Fuel cell technology is sometimes referred to as the refillable battery because it uses hydrogen to create electric current that can run the same electric motors as a battery car. The only exhaust gas is pure water vapor.
But there are numerous problems producing, distributing and storing hydrogen, and that has led the Obama administration to initially shift research dollars away to battery development. Recently, however, the Department of Energy has put more money back into hydrogen efforts.
That reflects what is happening in other parts of the world, notably in Germany, where the government has laid out long-term plans for a network of perhaps 1,000 hydrogen refilling stations along the nation’s vaunted Autobahns. (Those stations would also feature battery chargers.)
A new study by KPMG, based on responses from 200 auto industry leaders, shows that eight in 10 anticipate increased research spending on various electric vehicle componentry. Much of that investment could go toward fuel cell vehicles, too. And the study found 65 percent expect more spending on fuel cell research.

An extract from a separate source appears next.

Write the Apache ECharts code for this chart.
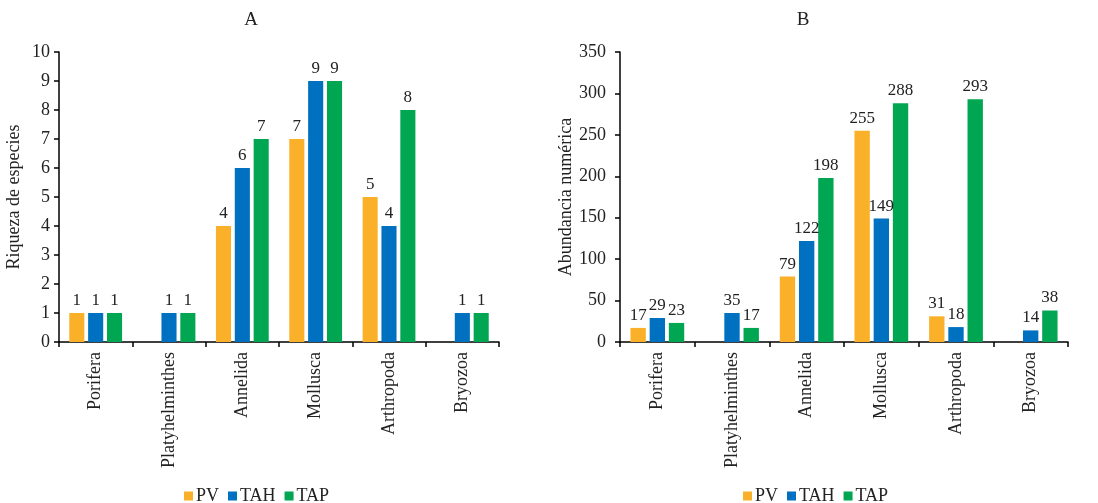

There are other possible solutions, including advanced diesel power. Current applications already account for about half of the vehicles on the road in Europe. There are also novel uses of compressed air, rather than batteries, for storing energy in hybrid vehicles.
The coming year will see a flood of new hybrids and more advanced lithium-based vehicles coming to market. Indeed, it will be the rare carmaker that won’t have a battery car on the road over the next two to three years. Whether consumers will reward or ignore them remains to be seen.